We watched each other, and suddenly I could read those strange eyes for a moment. I went to him and embraced him and he leaned against me, and the texture of his skin was cool and tough, the body beneath firm and spongy, so that I could not read from his shoulders or back whether he was really tense or frightened, as I had thought from what I read in his eyes. “It’s been such a long time. I hardly know what to say.”
“I must seem very strange to you.”
I shook my head and held him against me. “You seem very familiar. You’re my brother.”
Three
We got through those first uncomfortable moments when my mere presence in front of him made him feel as though he had become a freak. He looked me over head to toe, ran his hands down my arms, in my hair. He had lost the thick brown hair I remembered, his head was that mottled leaf color, covered with soft plant hairs, stiff and sticky when I touched them.
“I had forgotten what my body used to look
like,” he said, laying his fingers against my skin. We had been looking at the picture cubes, one of them taken on the trip to Greenwood when Binam got lost. “You’re so warm. I like your skin.”
“I like yours, too,” I said, touching his neck, the smooth cool outer dermis, tender as a new leaf.
“I’m cool. I’ve been vented today, and I’m taking in moisture.”
“Vented?”
“I let out air through stomae in my skin. I like to let it build up and do it all at once.” Looking above. “We’re in the hot part of summer. I share the heat of the tree.”
“You help it cool off that way?”
“No,” he shook his head. “It’s only to share. The tree likes the heat on its top leaves, they have a very tough cuticle, and we make a lot of energy that way. I share the heat so I’ll know what it’s like. Just to share it. That’s all.”
“Does the tree have a name?”
“Yes. A string of proteins about four hundred molecules long.” He was smiling again, comfortable. “It would translate to something like, ‘Bright-in-the-Light.’ But that’s a very quick way of saying it. The trees don’t trust anything that’s too quick.”
I shook my head in some amazement. “It’s hard to comprehend. When they talk, what’s the speech like?”

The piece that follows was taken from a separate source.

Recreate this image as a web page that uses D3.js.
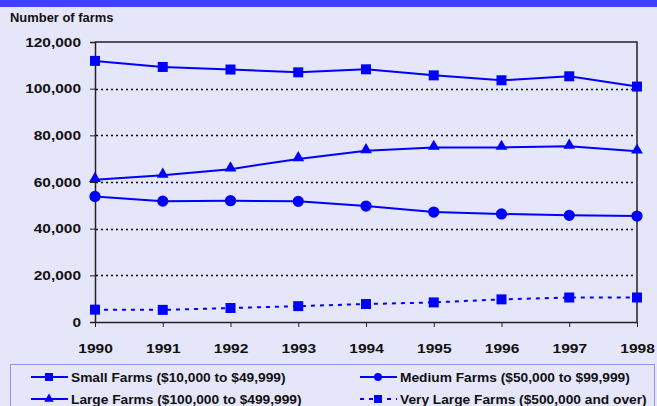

“Nothing like speech,” he said. “More like a series of very specific flavors. I’m afraid it would seem quite slow to you.”
“What about to you?”
“Time is different, according to where I am. Now, for instance, I feel as if I’m blurting things out to you in a rush. If you weren’t here, I’d most likely be higher in the tree, sitting still, listening to the day, and time would pass very slowly. I don’t have a time when I talk to the tree, because the tree is always there, in my head. That’s part of the link that gets made when you meld. But if I want to talk to another tree, if we do, since we generally do everything at the same time, we listen to the linked root. The trees have a communicating root they send out, they’re all networked, and if there’s some conversation going on in the link, maybe we join it, or if there’s not, we send out a hello to the neighbors to find out who’s in the mood to talk.”